On Oct. 23, the DAS director, Maria del Pilar Hurtado, resigns after a congressman, Gustavo Petro, reveals official orders from a DAS intelligence-gathering unit directing spying operations on him and other members of Colombia’s main leftist party, the Polo Democratico.

2009: Magazine publishes and expose on DAS wiretapping

On Feb. 22, Semana magazine reveals how the DAS had been wiretapping and following opposition politicians, journalists, Supreme Court judges and the members of human rights groups. The government denies involvement.

April 2010: Charges filed against high-ranking officers

On April 11, a prosecutor files charges against five former high-ranking officers of the DAS. The leveling of charges comes after months of investigating in which the attorney general’s office had taken the testimony of more than 150 victims of illegal spying and several former DAS agents who participated in the operations. The attorney general’s office argues, in filing charges against former DAS officials, that “the illegal surveillance against the magistrates [of the Supreme Court] were directed from the Casa de Nariño,” the presidential palace.
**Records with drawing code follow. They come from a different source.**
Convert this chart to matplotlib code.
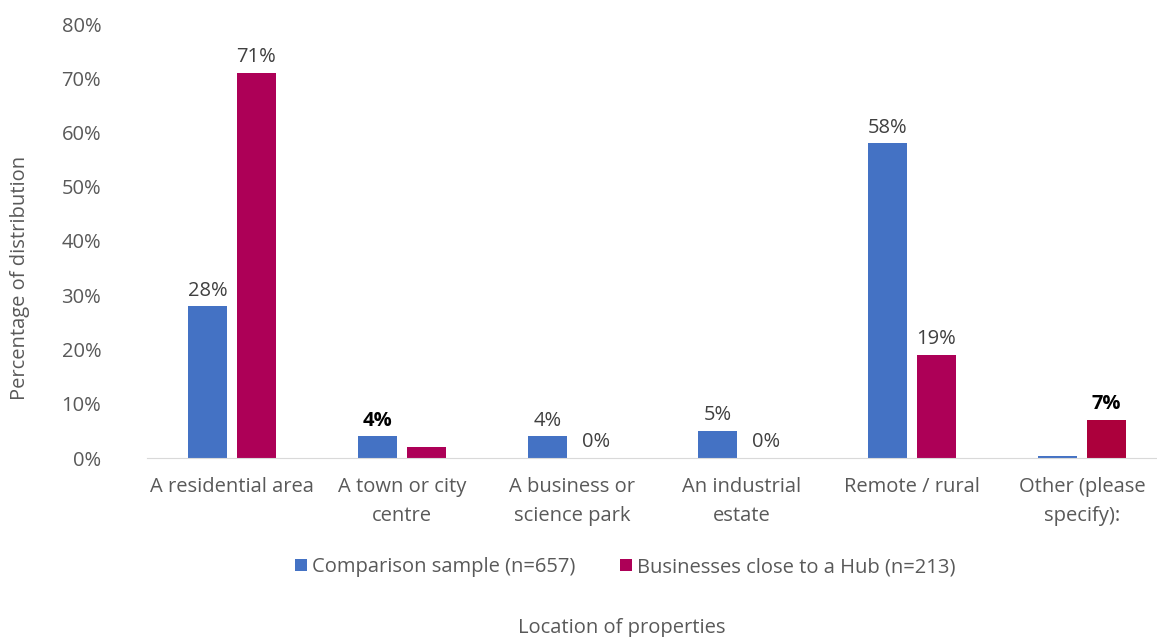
import numpy as np
import matplotlib.pyplot as plt

categories = ["A residential area", "A town or city\ncentre", "A business or\nscience park",
              "An industrial\nestate", "Remote / rural", "Other (please\nspecify):"]
comparison = [28, 4, 4, 5, 58, 0.4]
hub = [71, 2, 0, 0, 19, 7]
comparison_labels = ["28%", "4%", "4%", "5%", "58%", None]
hub_labels = ["71%", None, "0%", "0%", "19%", "7%"]
bold_comparison = [False, True, False, False, False, False]
bold_hub = [False, False, False, False, False, True]

blue = "#4472C4"
crimson = "#AD0057"
hub_colors = [crimson] * 5 + ["#AC003C"]

plt.rcParams['font.family'] = ['Open Sans', 'DejaVu Sans']

fig = plt.figure(figsize=(11.57, 6.37), dpi=100)
ax = fig.add_axes([147 / 1157, 1 - 458 / 637, 1020 / 1157, 434 / 637])

x = np.arange(len(categories))
w = 0.224
off = 0.144
b1 = ax.bar(x - off, comparison, w, color=blue, label="Comparison sample (n=657)")
b2 = ax.bar(x + off, hub, w, color=hub_colors, label="Businesses close to a Hub (n=213)")


def put_labels(xs, vals, labels, bolds):
    for xi, v, lab, bold in zip(xs, vals, labels, bolds):
        if lab:
            ax.annotate(lab, (xi, v), xytext=(0, 4), textcoords="offset points",
                        ha="center", va="bottom", fontsize=14.5,
                        color="black" if bold else "#404040",
                        fontweight="bold" if bold else "normal")


put_labels(x - off, comparison, comparison_labels, bold_comparison)
put_labels(x + off, hub, hub_labels, bold_hub)

ax.set_xlim(-0.5, len(categories) - 0.5)
ax.set_ylim(0, 80)
ax.set_yticks(np.arange(0, 81, 10))
ax.set_yticklabels([f"{t}%" for t in range(0, 81, 10)])
ax.set_xticks(x)
ax.set_xticklabels(categories, linespacing=1.55)
ax.tick_params(axis="both", length=0, labelsize=14.5, colors="#595959")
ax.tick_params(axis="x", pad=14)
ax.tick_params(axis="y", pad=33)
for s in ["top", "right", "left"]:
    ax.spines[s].set_visible(False)
ax.spines["bottom"].set_color("#D9D9D9")

fig.text(20 / 1157, 1 - 278 / 637, "Percentage of distribution", rotation=90,
         ha="center", va="center", fontsize=14.5, color="#595959")
fig.text(622 / 1157, 1 - 628 / 637, "Location of properties",
         ha="center", va="center", fontsize=14.5, color="#595959")

fig.legend(handles=[b1, b2], loc="center", bbox_to_anchor=(625 / 1157, 1 - 567 / 637),
           ncol=2, frameon=False, fontsize=14.5, labelcolor="#595959",
           handlelength=0.6, handleheight=0.6, handletextpad=0.25, columnspacing=2.2)

fig.savefig("out.png", dpi=100)
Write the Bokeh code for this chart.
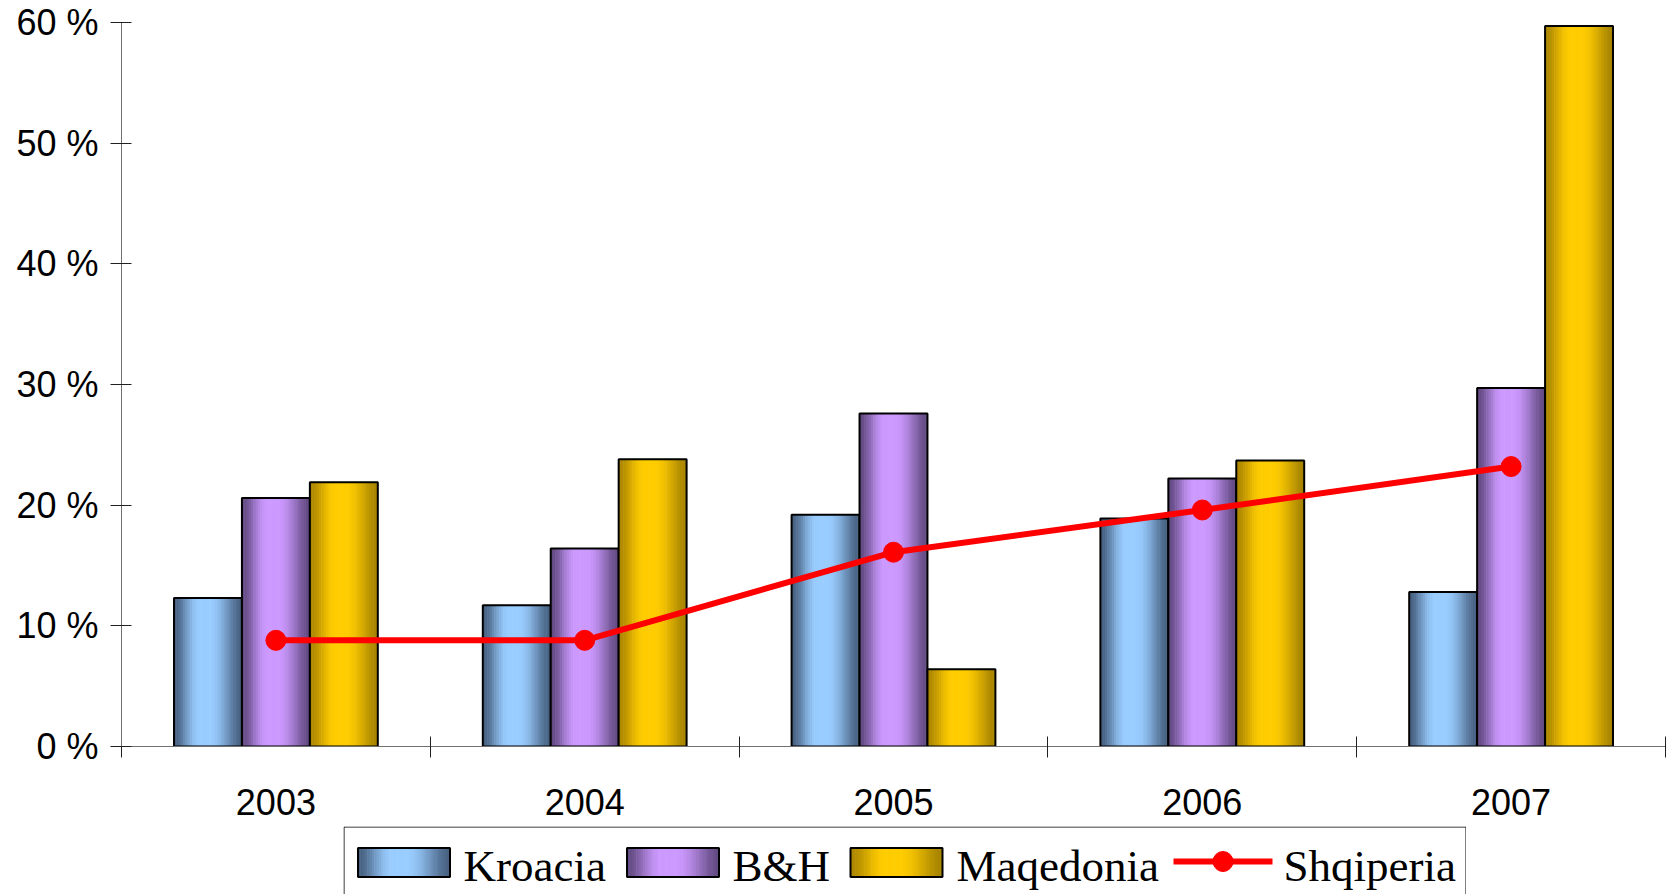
import math
from bokeh.plotting import figure
from bokeh.models import Range1d, FixedTicker, Spacer
from bokeh.layouts import column, row
from bokeh.core.properties import value
from bokeh.embed import file_html
from bokeh.resources import INLINE

# ---- data ----
years = ["2003", "2004", "2005", "2006", "2007"]
bar_names = ["Kroacia", "B&H", "Maqedonia"]
kroacia = [12.3, 11.7, 19.2, 18.9, 12.8]
bh = [20.6, 16.4, 27.6, 22.2, 29.7]
maqedonia = [21.9, 23.8, 6.4, 23.7, 59.7]
line_name = "Shqiperia"
shqiperia = [8.8, 8.8, 16.1, 19.6, 23.2]
y_ticks = [0, 10, 20, 30, 40, 50, 60]

bar_series = [kroacia, bh, maqedonia]

# ---- styles ----
light = ["#99ccff", "#cc99ff", "#ffcc00"]
edge_l = ["#466080", "#624a82", "#ad8700"]
edge_r = ["#466080", "#624a82", "#a68300"]
BAR_W = 0.22
NSTRIP = 30


def h2r(h):
    h = h.lstrip("#")
    return [int(h[i:i + 2], 16) for i in (0, 2, 4)]


def r2h(c):
    return "#%02x%02x%02x" % tuple(max(0, min(255, int(round(v)))) for v in c)


def profile(t):
    a, b = 0.38, 0.52
    if t < a:
        return math.sin(math.pi / 2 * t / a) ** 1.7
    if t > b:
        return math.sin(math.pi / 2 * (1 - t) / (1 - b)) ** 1.6
    return 1.0


def shade(t, i):
    li, el, er = h2r(light[i]), h2r(edge_l[i]), h2r(edge_r[i])
    e = [el[k] + (er[k] - el[k]) * t for k in range(3)]
    g = profile(t)
    return r2h([e[k] + (li[k] - e[k]) * g for k in range(3)])


def strips(x0, x1, y0, y1, i, n):
    L, R, T, B, C = [], [], [], [], []
    dw = (x1 - x0) / n
    for k in range(n):
        t = (k + 0.5) / n
        L.append(x0 + k * dw)
        R.append(x0 + (k + 1) * dw + (dw * 0.25 if k < n - 1 else 0))
        T.append(y1)
        B.append(y0)
        C.append(shade(t, i))
    return L, R, T, B, C


# ---- main figure ----
p = figure(width=1668, height=826, x_range=Range1d(0, len(years)), y_range=Range1d(0, 60),
           output_backend="svg", toolbar_location=None,
           min_border_left=121, min_border_right=3, min_border_top=22, min_border_bottom=80)
p.xgrid.visible = False
p.ygrid.visible = False
p.outline_line_color = None
p.background_fill_color = "white"

centers = [j + 0.5 for j in range(len(years))]

for i, vals in enumerate(bar_series):
    L, R, T, B, C = [], [], [], [], []
    oL, oR, oT = [], [], []
    for j, v in enumerate(vals):
        c = centers[j] + (i - 1) * BAR_W
        x0, x1 = c - BAR_W / 2, c + BAR_W / 2
        l, r, t, b, col = strips(x0, x1, 0, v, i, NSTRIP)
        L += l; R += r; T += t; B += b; C += col
        oL.append(x0); oR.append(x1); oT.append(v)
    p.quad(left=L, right=R, top=T, bottom=B, fill_color=C, line_color=None)
    p.quad(left=oL, right=oR, top=oT, bottom=[0] * len(oT), fill_color=None,
           line_color="black", line_width=2)

p.line(centers, shqiperia, line_color="#ff0000", line_width=6)
p.scatter(centers, shqiperia, size=20, fill_color="#ff0000", line_color="#ff0000")

# axes
xa = p.xaxis[0]
xa.ticker = FixedTicker(ticks=centers, minor_ticks=list(range(len(years) + 1)))
xa.major_label_overrides = {c: y for c, y in zip(centers, years)}
xa.major_tick_line_color = None
xa.major_tick_in = 0
xa.major_tick_out = 0
xa.minor_tick_in = 10
xa.minor_tick_out = 11
xa.minor_tick_line_color = "#202020"
xa.axis_line_color = "#707070"
xa.major_label_standoff = 31
xa.major_label_text_font = "Liberation Sans"
xa.major_label_text_font_size = "36px"
xa.major_label_text_color = "black"

ya = p.yaxis[0]
ya.ticker = FixedTicker(ticks=y_ticks, minor_ticks=[])
ya.major_label_overrides = {t: f"{t} %" for t in y_ticks}
ya.major_tick_in = 10
ya.major_tick_out = 11
ya.major_tick_line_color = "#202020"
ya.minor_tick_line_color = None
ya.axis_line_color = "#707070"
ya.major_label_standoff = 12
ya.major_label_text_font = "Liberation Sans"
ya.major_label_text_font_size = "36px"
ya.major_label_text_color = "black"

# ---- legend figure (x = page pixels, y = pixels up from legend bottom) ----
LEG_TOP = 826
LEG_H = 68
LEG_BOTTOM = LEG_TOP + LEG_H


def ly(page_y):
    return LEG_BOTTOM - page_y


leg = figure(width=1123, height=LEG_H, x_range=Range1d(343, 1466), y_range=Range1d(0, LEG_H),
             output_backend="svg", toolbar_location=None, min_border=0,
             x_axis_type=None, y_axis_type=None)
leg.xgrid.visible = False
leg.ygrid.visible = False
leg.outline_line_color = None

leg.line([343.5, 343.5, 1465.5, 1465.5], [0, ly(826.5), ly(826.5), 0],
         line_color="black", line_width=1)

TXT_Y = 865
sw_left = [357.5, 626.5, 850.0]
txt_x = [463, 732, 956]
for i, name in enumerate(bar_names):
    x0 = sw_left[i]
    x1 = x0 + 92
    l, r, t, b, col = strips(x0, x1, ly(876.5), ly(847.5), i, 40)
    leg.quad(left=l, right=r, top=t, bottom=b, fill_color=col, line_color=None)
    leg.quad(left=[x0], right=[x1], top=[ly(847.5)], bottom=[ly(876.5)], fill_color=None,
             line_color="black", line_width=2)
    leg.text(x=[txt_x[i]], y=[ly(TXT_Y)], text=[name], text_font=value("Liberation Serif"),
             text_font_size=value("45px"), text_baseline="alphabetic", text_align="left",
             text_color="black")

leg.line([1173, 1272], [ly(861), ly(861)], line_color="#ff0000", line_width=6)
leg.scatter([1222.5], [ly(861)], size=20, fill_color="#ff0000", line_color="#ff0000")
leg.text(x=[1283], y=[ly(TXT_Y)], text=[line_name], text_font=value("Liberation Serif"),
         text_font_size=value("45px"), text_baseline="alphabetic", text_align="left",
         text_color="black")

layout = column(p, row(Spacer(width=343, height=LEG_H), leg))

open("out.html", "w").write(file_html(layout, INLINE))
April 13 2010: U.S. suspends aids because of spying scandal

On April 13, the American ambassador in Bogota, William Brownfield, publicly announces the suspension of U.S. aid to the DAS because of the spying scandal. Brownfield tells Colombian reporters that officials are checking to ensure that “none of its collaboration [to DAS] has been used in illicit activities." The Colombian government quickly issued a press release, saying that it "has never ordered shady or illegal practices and those who engage in such practices should be tried and sent to prison."

April 19, 2010: DAS official confesses to illegal spying

On April 19, the former director of a DAS unit known as the GONI, which received American assistance, becomes the first DAS official to enter into an agreement with the attorney general’s office, offering beneficial treatment in return for cooperation. He confesses to illegal surveillance operations against Supreme Court judges and congressmen and tells prosecutors that former DAS directors and Bernardo Moreno, the former chief of staff to President Alvaro Uribe, were involved.

July 2011: Judge orders arrest of Bernardo Moreno

On July 30, a judge orders the arrest of Bernardo Moreno, former chief of staff to President Alvaro Uribe, in connection with the illegal spying operation against the Supreme Court.